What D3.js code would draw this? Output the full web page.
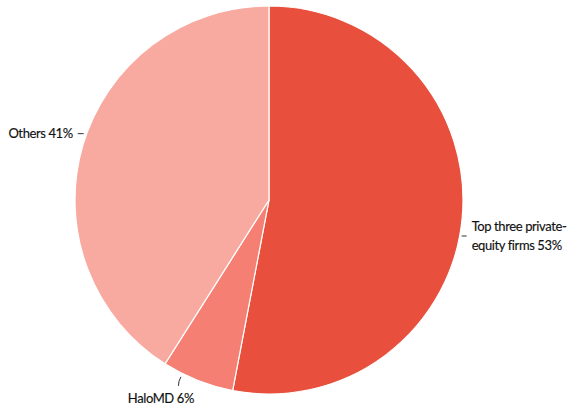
<!DOCTYPE html>
<html><head><meta charset="utf-8">
<script src="https://cdn.jsdelivr.net/npm/d3@7/dist/d3.min.js"></script>
<style>
html,body{margin:0;padding:0;background:#fff;}
svg{display:block;}
text{font-family:Lato,"Open Sans",sans-serif;font-size:13px;fill:#111;letter-spacing:-0.4px;stroke:#111;stroke-width:0.15px;}
</style></head>
<body><svg id="chart" width="569" height="406"></svg>
<script>
const categories = ["Top three private-equity firms", "HaloMD", "Others"];
const labelLines = [["Top three private-", "equity firms 53%"], ["HaloMD 6%"], ["Others 41%"]];
const values = [53, 6, 41];
const colors = ["#e84f3d", "#f47f72", "#f8aaa1"];
const labelAnglesDeg = [100.7, 207, 290];

const W = 569, H = 406, cx = 269, cy = 200, R = 194;
const svg = d3.select("#chart");
const g = svg.append("g").attr("transform", `translate(${cx},${cy})`);

const pie = d3.pie().sort(null).value(d => d)(values);
const arc = d3.arc().innerRadius(0).outerRadius(R);
const color = d3.scaleOrdinal().domain(categories).range(colors);

g.selectAll("path").data(pie).join("path")
  .attr("d", arc)
  .attr("fill", (d, i) => color(categories[i]))
  .attr("stroke", "#fff")
  .attr("stroke-width", 1.2);

function pt(deg, r) {
  const a = deg * Math.PI / 180;
  return [r * Math.sin(a), -r * Math.cos(a)];
}

// Top three label
{
  const [x, y] = pt(labelAnglesDeg[0], R);
  g.append("line").attr("x1", x + 2).attr("x2", x + 7).attr("y1", y).attr("y2", y)
    .attr("stroke", "#333").attr("stroke-width", 1);
  const t = g.append("text").attr("x", x + 12).attr("y", y - 5);
  labelLines[0].forEach((s, k) => t.append("tspan").attr("x", x + 12).attr("dy", k === 0 ? 0 : 19).text(s));
}
// HaloMD label
{
  const [x, y] = pt(labelAnglesDeg[1], R);
  g.append("path").attr("d", `M${x},${y + 4} Q${x - 2.5},${y + 8} ${x - 2.5},${y + 13}`)
    .attr("fill", "none").attr("stroke", "#333").attr("stroke-width", 1);
  g.append("text").attr("x", x + 13).attr("y", y + 30).attr("text-anchor", "end").text(labelLines[1][0]);
}
// Others label
{
  const [x, y] = pt(labelAnglesDeg[2], R);
  g.append("line").attr("x1", x - 3).attr("x2", x - 9).attr("y1", y).attr("y2", y)
    .attr("stroke", "#333").attr("stroke-width", 1);
  g.append("text").attr("x", x - 14).attr("y", y + 4.5).attr("text-anchor", "end").text(labelLines[2][0]);
}
</script></body></html>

● **Request**
Return only the lines running from the top of the data to the line that holds "const labelAnglesDeg = [100.7, 207, 290];". Include both of those lines, but skip the pictures.

● **Final answer**
What D3.js code would draw this? Output the full web page.
<!DOCTYPE html>
<html><head><meta charset="utf-8">
<script src="https://cdn.jsdelivr.net/npm/d3@7/dist/d3.min.js"></script>
<style>
html,body{margin:0;padding:0;background:#fff;}
svg{display:block;}
text{font-family:Lato,"Open Sans",sans-serif;font-size:13px;fill:#111;letter-spacing:-0.4px;stroke:#111;stroke-width:0.15px;}
</style></head>
<body><svg id="chart" width="569" height="406"></svg>
<script>
const categories = ["Top three private-equity firms", "HaloMD", "Others"];
const labelLines = [["Top three private-", "equity firms 53%"], ["HaloMD 6%"], ["Others 41%"]];
const values = [53, 6, 41];
const colors = ["#e84f3d", "#f47f72", "#f8aaa1"];
const labelAnglesDeg = [100.7, 207, 290];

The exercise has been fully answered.